With the marrying of Western and Eastern philosophies of design, Indian wedding wear cannot be classified one way or another and has become the perfect synthesis. This makes sense, considering the way Indian wedding celebrations have also changed. Destination weddings are regular, and cocktails and formal receptions part of the festivities. And these ensembles don’t look out of place in any of these functions or places.
The jewel box
Jewellery is integral to any bride’s wedding look. Many brides pick the jewellery first and then buy an outfit to match it. Today, rather than piling all the family jewellery on the bride, statement pieces are highlighted and layered with complementing pieces. “Apart from statement pieces, typically in diamonds, the trend of combining a choker with a layering of long necklaces, especially in gold and polki has also caught on,” says Rohan Narang of Hazoorilal Legacy.

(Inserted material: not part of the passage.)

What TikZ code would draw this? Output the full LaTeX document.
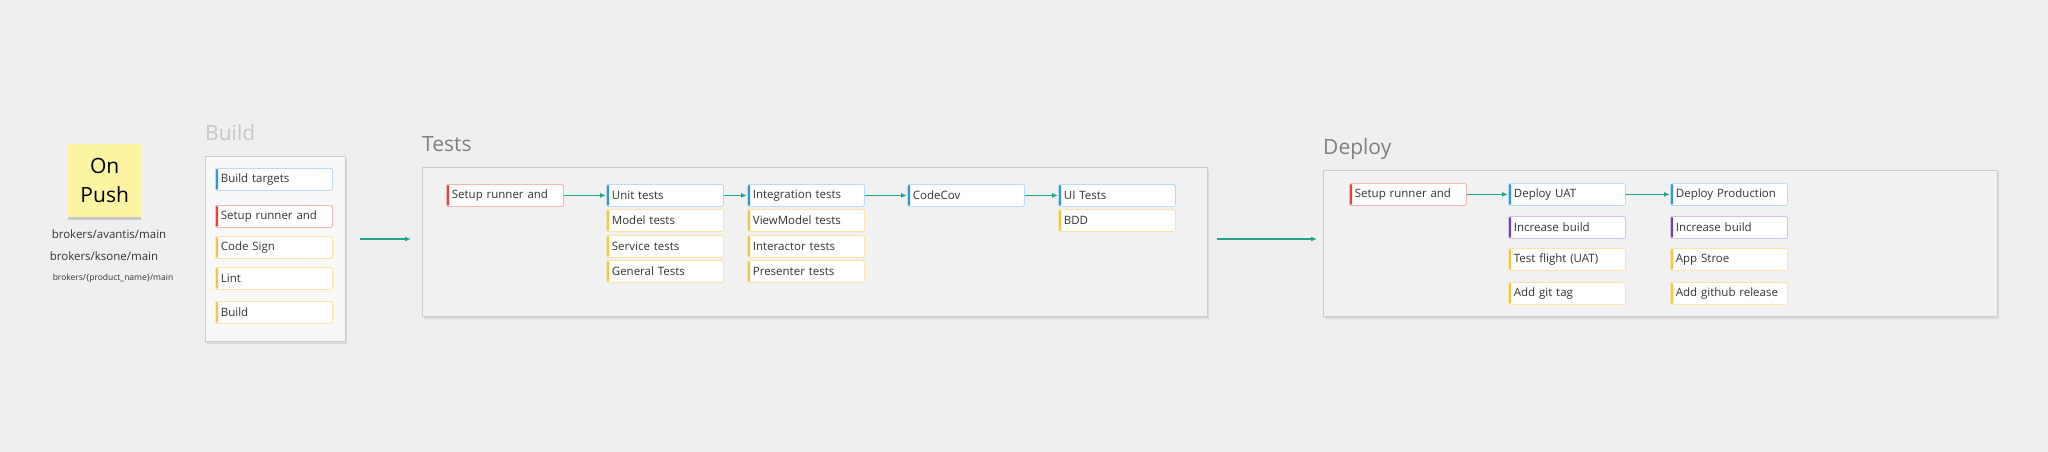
\documentclass[tikz,border=0pt]{standalone}
\usepackage{fontspec}
\setmainfont{Open Sans}
\usetikzlibrary{arrows.meta,shadows}
\definecolor{bg}{HTML}{EFEFEF}
\definecolor{panelfill}{HTML}{F1F1F1}
\definecolor{panelline}{HTML}{CDCDCD}
\definecolor{sticky}{HTML}{FBF4A0}
\definecolor{flow}{HTML}{22A58A}
\definecolor{cblue}{HTML}{3096E0}
\definecolor{lblue}{HTML}{BADCF4}
\definecolor{cred}{HTML}{E8413C}
\definecolor{lred}{HTML}{F6B8B2}
\definecolor{cyel}{HTML}{F6C443}
\definecolor{lyel}{HTML}{FBE4A8}
\definecolor{cpur}{HTML}{7440B8}
\definecolor{lpur}{HTML}{D6C0EA}
\definecolor{txt}{HTML}{333333}
\tikzset{
  taskbox/.style 2 args={draw=#2, line width=0.8pt, fill=white, rounded corners=1.5pt,
    anchor=north west, minimum height=22pt, text width=106pt, inner xsep=5.5pt, inner ysep=0pt,
    align=left, font=\fontsize{11.5}{13}\selectfont, text=txt,
    path picture={\fill[#1] (path picture bounding box.south west) rectangle ([xshift=2.6pt]path picture bounding box.north west);}},
  bluebox/.style={taskbox={cblue}{lblue}},
  redbox/.style={taskbox={cred}{lred}},
  yelbox/.style={taskbox={cyel}{lyel}},
  purbox/.style={taskbox={cpur}{lpur}},
  panel/.style={draw=panelline, line width=1pt, fill=panelfill, anchor=north west, inner sep=0pt,
    drop shadow={shadow xshift=1.5pt, shadow yshift=-2.5pt, opacity=0.18}},
  stitle/.style={anchor=west, inner sep=0pt, font=\fontsize{21}{24}\selectfont},
  flowarrow/.style={draw=flow, line width=1.2pt, -{Latex[length=6pt,width=5pt]}},
  branch/.style={text=txt, inner sep=0pt},
}
\begin{document}
\begin{tikzpicture}[x=1pt,y=-1pt]
\fill[bg] (0,0) rectangle (2048,452);
\useasboundingbox (0,0) rectangle (2048,452);

% On Push sticky
\node[fill=sticky, anchor=north west, minimum width=73pt, minimum height=73pt, inner sep=0pt,
  drop shadow={shadow xshift=0pt, shadow yshift=-3pt, opacity=0.35},
  align=center, font=\fontsize{21}{29}\selectfont, text=black] (push) at (68,144) {On\\Push};
\node[branch, font=\fontsize{11.5}{13}\selectfont] (b1) at (109,234) {brokers/avantis/main};
\node[branch, font=\fontsize{11.5}{13}\selectfont] (b2) at (104,256) {brokers/ksone/main};
\node[branch, font=\fontsize{8.5}{10}\selectfont] (b3) at (113,278) {brokers/\{product\_name\}/main};

% Build
\node[stitle, text=black!22] (buildt) at (205,133) {Build};
\node[panel, minimum width=140pt, minimum height=185pt, fill=white!50!panelfill] (buildp) at (205,156) {};
\node[bluebox] (bt) at (215,168) {Build targets};
\node[redbox] (bs) at (215,205) {Setup runner and};
\node[yelbox] (bc) at (215,236) {Code Sign};
\node[yelbox] (bl) at (215,267) {Lint};
\node[yelbox] (bb) at (215,301) {Build};

% Tests
\node[stitle, text=black!50] (testt) at (422,144) {Tests};
\node[panel, minimum width=785pt, minimum height=149pt] (testp) at (422,167) {};
\node[redbox] (ts) at (446,184) {Setup runner and};
\node[bluebox] (tu) at (606,184) {Unit tests};
\node[yelbox] (tm) at (606,209) {Model tests};
\node[yelbox] (tsv) at (606,235) {Service tests};
\node[yelbox] (tg) at (606,260) {General Tests};
\node[bluebox] (ti) at (747,184) {Integration tests};
\node[yelbox] (tv) at (747,209) {ViewModel tests};
\node[yelbox] (tin) at (747,235) {Interactor tests};
\node[yelbox] (tp) at (747,260) {Presenter tests};
\node[bluebox] (tc) at (907,184) {CodeCov};
\node[bluebox] (tui) at (1058,184) {UI Tests};
\node[yelbox] (tbdd) at (1058,209) {BDD};
\draw[flowarrow] (ts.east) -- (tu.west);
\draw[flowarrow] (tu.east) -- (ti.west);
\draw[flowarrow] (ti.east) -- (tc.west);
\draw[flowarrow] (tc.east) -- (tui.west);

% Deploy
\node[stitle, text=black!50] (dept) at (1323,149) {Deploy};
\node[panel, minimum width=674pt, minimum height=146pt] (depp) at (1323,170) {};
\node[redbox] (ds) at (1349,183) {Setup runner and};
\node[bluebox] (du) at (1508,183) {Deploy UAT};
\node[purbox] (dui) at (1508,216) {Increase build};
\node[yelbox] (dtf) at (1508,248) {Test flight (UAT)};
\node[yelbox] (dgt) at (1508,282) {Add git tag};
\node[bluebox] (dp) at (1670,183) {Deploy Production};
\node[purbox] (dpi) at (1670,216) {Increase build};
\node[yelbox] (das) at (1670,248) {App Stroe};
\node[yelbox] (dgr) at (1670,282) {Add github release};
\draw[flowarrow] (ds.east) -- (du.west);
\draw[flowarrow] (du.east) -- (dp.west);

% stage arrows
\coordinate (a1s) at (360,239);
\coordinate (a1e) at (411,239);
\coordinate (a2s) at (1217,239);
\coordinate (a2e) at (1317,239);
\draw[flowarrow] (a1s) -- (a1e);
\draw[flowarrow] (a2s) -- (a2e);
\end{tikzpicture}
\end{document}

It’s heartening to see couples breaking away from traditional silhouettes and heavy embellished pieces. Our Zivar couture line has 20 unique pieces—long jackets, capes, gowns, skirts, draped saris, dhotis, anarkalis and lehengas.
Another big trend is coloured gemstones. “The use of gemstones like emeralds and rubies in contemporary diamond jewellery has become very popular,” says Rohan. A ruby set is worn with a pista green benarasi sari, with the contrast highlighting the jewellery and the outfit. “Even though brides are picking up antique-finish gold pieces in a big way there is a massive demand for precious and eye-catching stone jewellery,” says Sanjay Jagwani, Director, Notandas Jewellers.
Of course, temple and antique jewellery never go out of style, but you will see these increasingly paired with more modern designs. And, in a twist, the traditional jewellery might be worn with the sangeet outfit rather than at the wedding—it is all about mixing things up without going over-the-top. “Mang tikkas, naaths and maatha pattis have become very popular,” says Rohan. However, the gem that Sanjay would like to see come back into style is the pearl. “Pearls are elegant and timeless but not as prominently used as other gems in weddings nowadays,” says Sanjay. “I’d like to see pearl-beaded jewellery back in vogue again.”